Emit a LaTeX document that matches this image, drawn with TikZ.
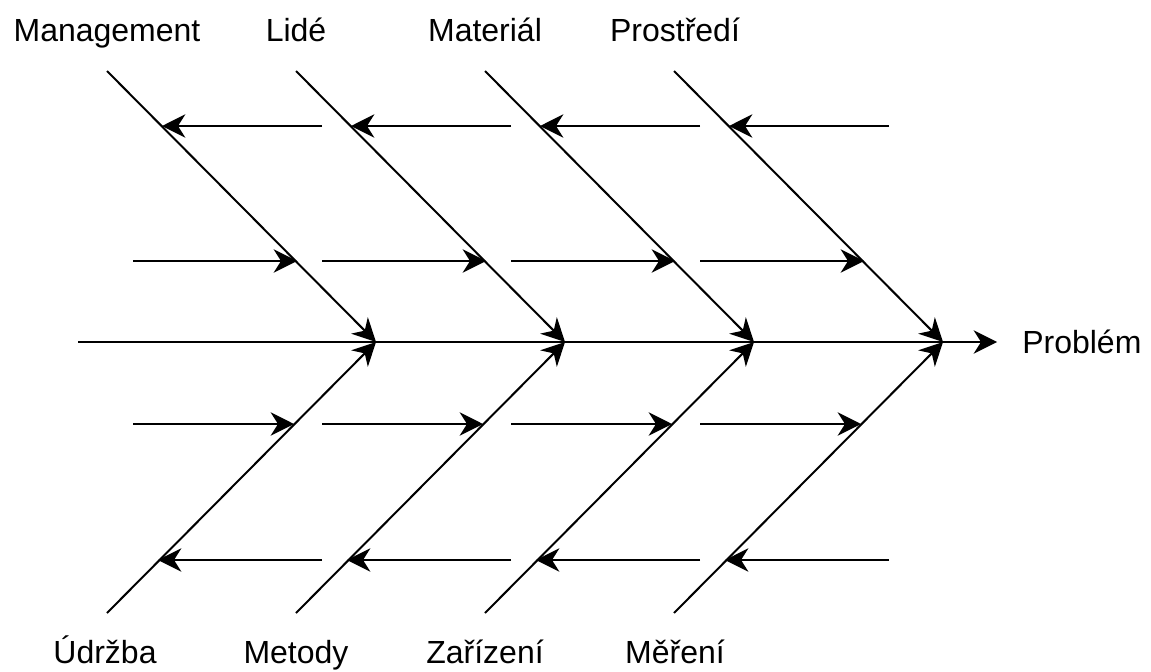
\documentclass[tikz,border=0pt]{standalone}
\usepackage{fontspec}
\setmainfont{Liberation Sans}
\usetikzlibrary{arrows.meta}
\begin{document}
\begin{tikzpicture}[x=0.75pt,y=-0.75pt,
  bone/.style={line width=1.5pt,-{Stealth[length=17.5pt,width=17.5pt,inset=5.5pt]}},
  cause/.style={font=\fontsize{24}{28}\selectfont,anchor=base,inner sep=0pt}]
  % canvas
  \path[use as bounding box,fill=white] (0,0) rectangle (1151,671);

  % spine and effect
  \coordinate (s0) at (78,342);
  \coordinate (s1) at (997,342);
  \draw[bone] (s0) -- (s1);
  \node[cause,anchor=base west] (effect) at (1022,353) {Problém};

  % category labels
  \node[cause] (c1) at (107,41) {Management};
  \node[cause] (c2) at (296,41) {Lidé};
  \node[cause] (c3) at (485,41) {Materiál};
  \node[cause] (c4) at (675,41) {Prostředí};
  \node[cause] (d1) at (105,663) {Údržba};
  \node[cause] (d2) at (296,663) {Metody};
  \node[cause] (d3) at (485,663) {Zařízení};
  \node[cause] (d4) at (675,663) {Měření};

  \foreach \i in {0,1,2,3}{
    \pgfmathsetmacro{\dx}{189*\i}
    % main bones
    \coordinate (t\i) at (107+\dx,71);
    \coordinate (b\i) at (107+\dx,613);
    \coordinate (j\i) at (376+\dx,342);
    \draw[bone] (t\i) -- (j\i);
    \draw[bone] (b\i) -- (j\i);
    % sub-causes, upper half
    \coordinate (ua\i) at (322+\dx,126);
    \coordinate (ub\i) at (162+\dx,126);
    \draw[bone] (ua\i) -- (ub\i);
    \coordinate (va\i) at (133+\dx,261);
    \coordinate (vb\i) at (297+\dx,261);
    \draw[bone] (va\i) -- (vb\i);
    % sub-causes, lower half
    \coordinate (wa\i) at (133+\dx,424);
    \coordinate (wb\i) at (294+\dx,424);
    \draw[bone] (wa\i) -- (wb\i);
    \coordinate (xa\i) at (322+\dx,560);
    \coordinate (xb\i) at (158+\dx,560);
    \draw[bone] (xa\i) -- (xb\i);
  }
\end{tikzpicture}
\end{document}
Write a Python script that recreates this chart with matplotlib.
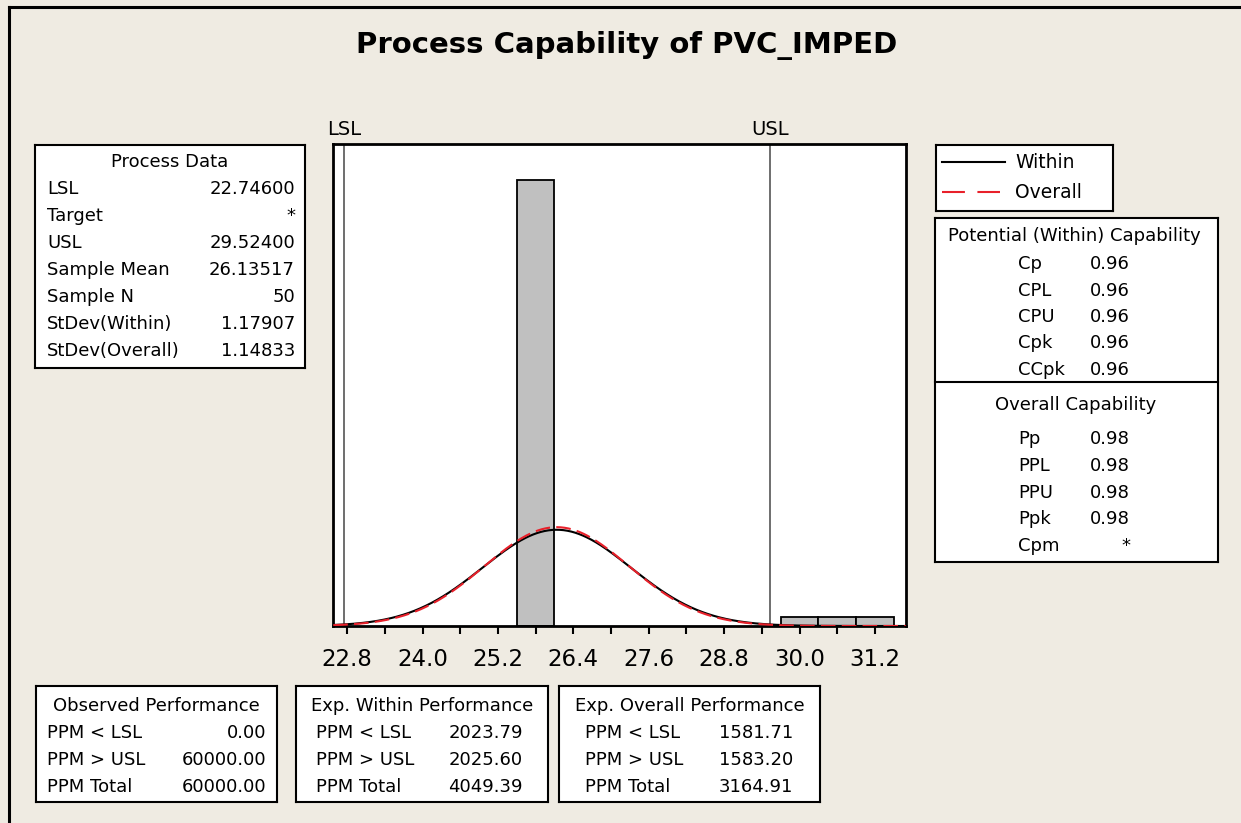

____________________

What to do: Without the pictures, extract every entry verbatim.

Result of the task:
Emit a LaTeX document that matches this image, drawn with TikZ.
\documentclass[tikz,border=0pt]{standalone}
\usepackage{fontspec}
\setmainfont{Liberation Sans}
\usetikzlibrary{arrows.meta}
\begin{document}
\begin{tikzpicture}[x=0.75pt,y=-0.75pt,
  bone/.style={line width=1.5pt,-{Stealth[length=17.5pt,width=17.5pt,inset=5.5pt]}},
  cause/.style={font=\fontsize{24}{28}\selectfont,anchor=base,inner sep=0pt}]
  % canvas
  \path[use as bounding box,fill=white] (0,0) rectangle (1151,671);

  % spine and effect
  \coordinate (s0) at (78,342);
  \coordinate (s1) at (997,342);
  \draw[bone] (s0) -- (s1);
  \node[cause,anchor=base west] (effect) at (1022,353) {Problém};

  % category labels
  \node[cause] (c1) at (107,41) {Management};
  \node[cause] (c2) at (296,41) {Lidé};
  \node[cause] (c3) at (485,41) {Materiál};
  \node[cause] (c4) at (675,41) {Prostředí};
  \node[cause] (d1) at (105,663) {Údržba};
  \node[cause] (d2) at (296,663) {Metody};
  \node[cause] (d3) at (485,663) {Zařízení};
  \node[cause] (d4) at (675,663) {Měření};

  \foreach \i in {0,1,2,3}{
    \pgfmathsetmacro{\dx}{189*\i}
    % main bones
    \coordinate (t\i) at (107+\dx,71);
    \coordinate (b\i) at (107+\dx,613);
    \coordinate (j\i) at (376+\dx,342);
    \draw[bone] (t\i) -- (j\i);
    \draw[bone] (b\i) -- (j\i);
    % sub-causes, upper half
    \coordinate (ua\i) at (322+\dx,126);
    \coordinate (ub\i) at (162+\dx,126);
    \draw[bone] (ua\i) -- (ub\i);
    \coordinate (va\i) at (133+\dx,261);
    \coordinate (vb\i) at (297+\dx,261);
    \draw[bone] (va\i) -- (vb\i);
    % sub-causes, lower half
    \coordinate (wa\i) at (133+\dx,424);
    \coordinate (wb\i) at (294+\dx,424);
    \draw[bone] (wa\i) -- (wb\i);
    \coordinate (xa\i) at (322+\dx,560);
    \coordinate (xb\i) at (158+\dx,560);
    \draw[bone] (xa\i) -- (xb\i);
  }
\end{tikzpicture}
\end{document}
Write a Python script that recreates this chart with matplotlib.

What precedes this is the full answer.